*Problem requirements*
Reproduce the listing below word for word, with no pictures.

*Given data*
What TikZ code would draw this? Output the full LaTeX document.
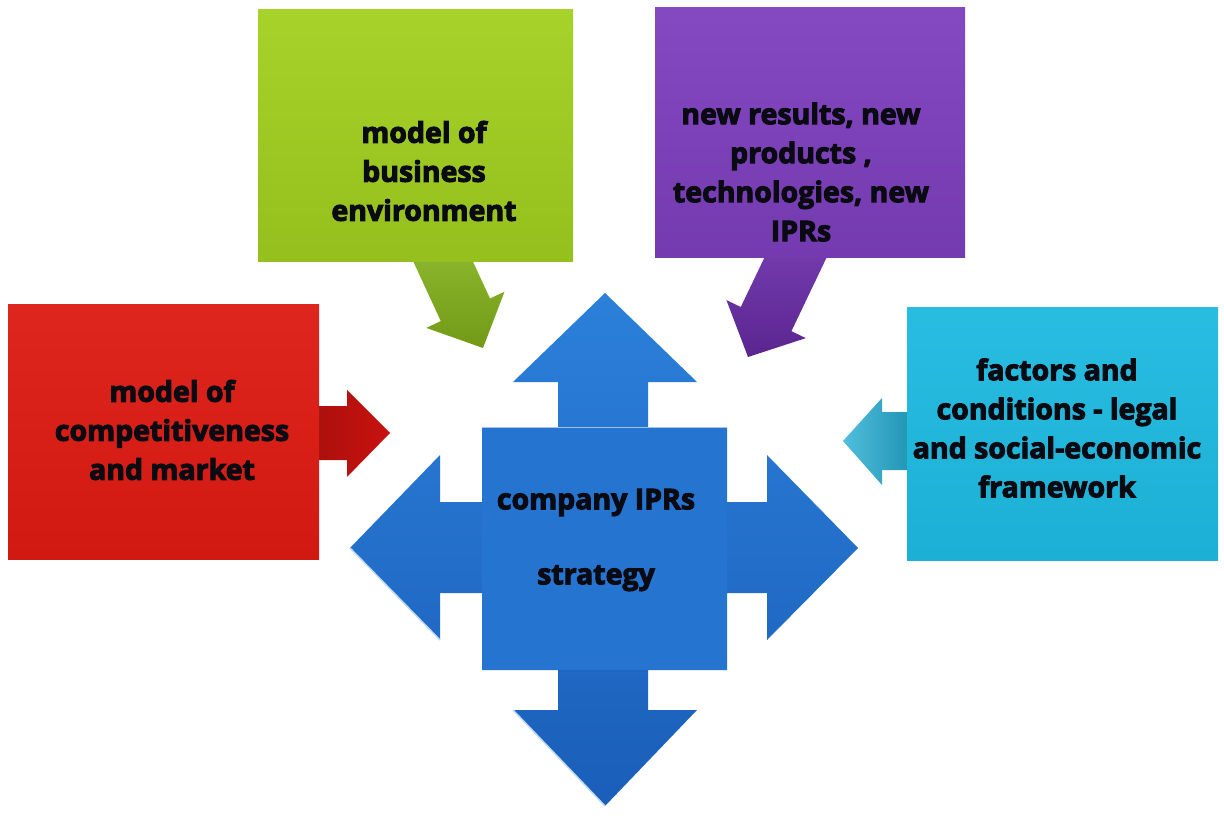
\documentclass[tikz,border=0pt]{standalone}
\usepackage{fontspec}
\setmainfont{Open Sans}[BoldFeatures={FakeBold=3.5}]
\usetikzlibrary{calc}
\definecolor{redbox}{HTML}{DC1A12}
\definecolor{redarrow}{HTML}{C8120F}
\definecolor{greenbox}{HTML}{A2D01F}
\definecolor{greenarrow}{HTML}{86B51B}
\definecolor{purplebox}{HTML}{7E3FBE}
\definecolor{purplearrow}{HTML}{6A2BAA}
\definecolor{cyanbox}{HTML}{1EB9E0}
\definecolor{cyanarrow}{HTML}{25AED3}
\definecolor{bluetop}{HTML}{2C80DA}
\definecolor{bluebot}{HTML}{1A5EB9}
\definecolor{bluesq}{HTML}{2474D0}
\definecolor{inktext}{HTML}{0A0A12}
\tikzset{
  x=1pt, y=-1pt,
  boxtext/.style={align=center, text=inktext, font=\fontsize{28.5}{39}\selectfont\bfseries, inner sep=0pt},
  sidebox/.style={draw=none},
  smallarrow/.style={draw=none},
}
\begin{document}
\begin{tikzpicture}
\useasboundingbox (0,0) rectangle (1224,818);
\fill[white] (0,0) rectangle (1224,818);

% ---- small arrows (drawn first, tails hidden under boxes)
% red, pointing right
\shade[smallarrow, left color=redarrow!85!black, right color=redarrow]
  (312,406) -- (347,406) -- (347,390) -- (390,433) -- (347,477) -- (347,460) -- (312,460) -- cycle;
% cyan, pointing left
\shade[smallarrow, left color=cyanarrow!80!white, right color=cyanarrow!85!black]
  (912,412) -- (882,412) -- (882,398) -- (843,441) -- (882,485) -- (882,470) -- (912,470) -- cycle;
% green, pointing down-right
\shade[smallarrow, top color=greenarrow!90!white, bottom color=greenarrow!85!black]
  (458.5,230.3) -- (490.0,298.5) -- (504.5,291.7) -- (483,348) -- (426.3,327.9) -- (440.8,321.1) -- (409.3,252.9) -- cycle;
% purple, pointing down-left
\shade[smallarrow, top color=purplearrow!90!white, bottom color=purplearrow!85!black]
  (830.2,250.0) -- (791.4,331.2) -- (805.8,338.1) -- (748,357) -- (726.4,300.1) -- (740.8,307.0) -- (779.6,225.8) -- cycle;

% ---- coloured boxes
\shade[sidebox, top color=redbox!95!white, bottom color=redbox!95!black] (8,305) rectangle (319,559);
\shade[sidebox, top color=greenbox!95!white, bottom color=greenbox!92!black] (258,10) rectangle (573,262);
\shade[sidebox, top color=purplebox!95!white, bottom color=purplebox!92!black] (655,8) rectangle (965,258);
\shade[sidebox, top color=cyanbox!95!white, bottom color=cyanbox!95!black] (907,308) rectangle (1218,560);

% ---- central four-way arrow
\shade[top color=bluetop, bottom color=bluebot]
  (605,293) -- (697,382) -- (648,382) -- (648,427) -- (727,427) -- (727,502) -- (767,502)
  -- (767,455) -- (858,548) -- (767,640) -- (767,593) -- (727,593) -- (727,670)
  -- (648,670) -- (648,710) -- (697,710) -- (605,806) -- (513,710) -- (558,710) -- (558,670)
  -- (482,670) -- (482,593) -- (440,593) -- (440,640) -- (350,548) -- (440,455) -- (440,502)
  -- (482,502) -- (482,427) -- (558,427) -- (558,382) -- (513,382) -- cycle;
% bevel highlights on lower-left edges of heads
\draw[white!70!bluetop, line width=1.5pt] (350,548) -- (440,640);
\draw[white!70!bluetop, line width=1.5pt] (513,710) -- (605,806);
% centre square
\fill[bluesq] (482,427) rectangle (727,670);
\draw[white!55!bluetop, line width=1pt] (482,427) -- (727,427);

% ---- texts
\node[boxtext] (red)    at (172,430) {model of\\competitiveness\\and market};
\node[boxtext] (green)  at (424,171) {model of\\business\\environment};
\node[boxtext] (purple) at (801,172) {new results, new\\products ,\\technologies, new\\IPRs};
\node[boxtext] (cyan)   at (1057,428) {factors and\\conditions - legal\\and social-economic\\framework};
\node[boxtext, font=\fontsize{28.5}{75}\selectfont\bfseries] (centre) at (596,540) {company IPRs\\strategy};
\end{tikzpicture}
\end{document}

*Result*
What TikZ code would draw this? Output the full LaTeX document.
\documentclass[tikz,border=0pt]{standalone}
\usepackage{fontspec}
\setmainfont{Open Sans}[BoldFeatures={FakeBold=3.5}]
\usetikzlibrary{calc}
\definecolor{redbox}{HTML}{DC1A12}
\definecolor{redarrow}{HTML}{C8120F}
\definecolor{greenbox}{HTML}{A2D01F}
\definecolor{greenarrow}{HTML}{86B51B}
\definecolor{purplebox}{HTML}{7E3FBE}
\definecolor{purplearrow}{HTML}{6A2BAA}
\definecolor{cyanbox}{HTML}{1EB9E0}
\definecolor{cyanarrow}{HTML}{25AED3}
\definecolor{bluetop}{HTML}{2C80DA}
\definecolor{bluebot}{HTML}{1A5EB9}
\definecolor{bluesq}{HTML}{2474D0}
\definecolor{inktext}{HTML}{0A0A12}
\tikzset{
  x=1pt, y=-1pt,
  boxtext/.style={align=center, text=inktext, font=\fontsize{28.5}{39}\selectfont\bfseries, inner sep=0pt},
  sidebox/.style={draw=none},
  smallarrow/.style={draw=none},
}
\begin{document}
\begin{tikzpicture}
\useasboundingbox (0,0) rectangle (1224,818);
\fill[white] (0,0) rectangle (1224,818);

% ---- small arrows (drawn first, tails hidden under boxes)
% red, pointing right
\shade[smallarrow, left color=redarrow!85!black, right color=redarrow]
  (312,406) -- (347,406) -- (347,390) -- (390,433) -- (347,477) -- (347,460) -- (312,460) -- cycle;
% cyan, pointing left
\shade[smallarrow, left color=cyanarrow!80!white, right color=cyanarrow!85!black]
  (912,412) -- (882,412) -- (882,398) -- (843,441) -- (882,485) -- (882,470) -- (912,470) -- cycle;
% green, pointing down-right
\shade[smallarrow, top color=greenarrow!90!white, bottom color=greenarrow!85!black]
  (458.5,230.3) -- (490.0,298.5) -- (504.5,291.7) -- (483,348) -- (426.3,327.9) -- (440.8,321.1) -- (409.3,252.9) -- cycle;
% purple, pointing down-left
\shade[smallarrow, top color=purplearrow!90!white, bottom color=purplearrow!85!black]
  (830.2,250.0) -- (791.4,331.2) -- (805.8,338.1) -- (748,357) -- (726.4,300.1) -- (740.8,307.0) -- (779.6,225.8) -- cycle;

% ---- coloured boxes
\shade[sidebox, top color=redbox!95!white, bottom color=redbox!95!black] (8,305) rectangle (319,559);
\shade[sidebox, top color=greenbox!95!white, bottom color=greenbox!92!black] (258,10) rectangle (573,262);
\shade[sidebox, top color=purplebox!95!white, bottom color=purplebox!92!black] (655,8) rectangle (965,258);
\shade[sidebox, top color=cyanbox!95!white, bottom color=cyanbox!95!black] (907,308) rectangle (1218,560);

% ---- central four-way arrow
\shade[top color=bluetop, bottom color=bluebot]
  (605,293) -- (697,382) -- (648,382) -- (648,427) -- (727,427) -- (727,502) -- (767,502)
  -- (767,455) -- (858,548) -- (767,640) -- (767,593) -- (727,593) -- (727,670)
  -- (648,670) -- (648,710) -- (697,710) -- (605,806) -- (513,710) -- (558,710) -- (558,670)
  -- (482,670) -- (482,593) -- (440,593) -- (440,640) -- (350,548) -- (440,455) -- (440,502)
  -- (482,502) -- (482,427) -- (558,427) -- (558,382) -- (513,382) -- cycle;
% bevel highlights on lower-left edges of heads
\draw[white!70!bluetop, line width=1.5pt] (350,548) -- (440,640);
\draw[white!70!bluetop, line width=1.5pt] (513,710) -- (605,806);
% centre square
\fill[bluesq] (482,427) rectangle (727,670);
\draw[white!55!bluetop, line width=1pt] (482,427) -- (727,427);

% ---- texts
\node[boxtext] (red)    at (172,430) {model of\\competitiveness\\and market};
\node[boxtext] (green)  at (424,171) {model of\\business\\environment};
\node[boxtext] (purple) at (801,172) {new results, new\\products ,\\technologies, new\\IPRs};
\node[boxtext] (cyan)   at (1057,428) {factors and\\conditions - legal\\and social-economic\\framework};
\node[boxtext, font=\fontsize{28.5}{75}\selectfont\bfseries] (centre) at (596,540) {company IPRs\\strategy};
\end{tikzpicture}
\end{document}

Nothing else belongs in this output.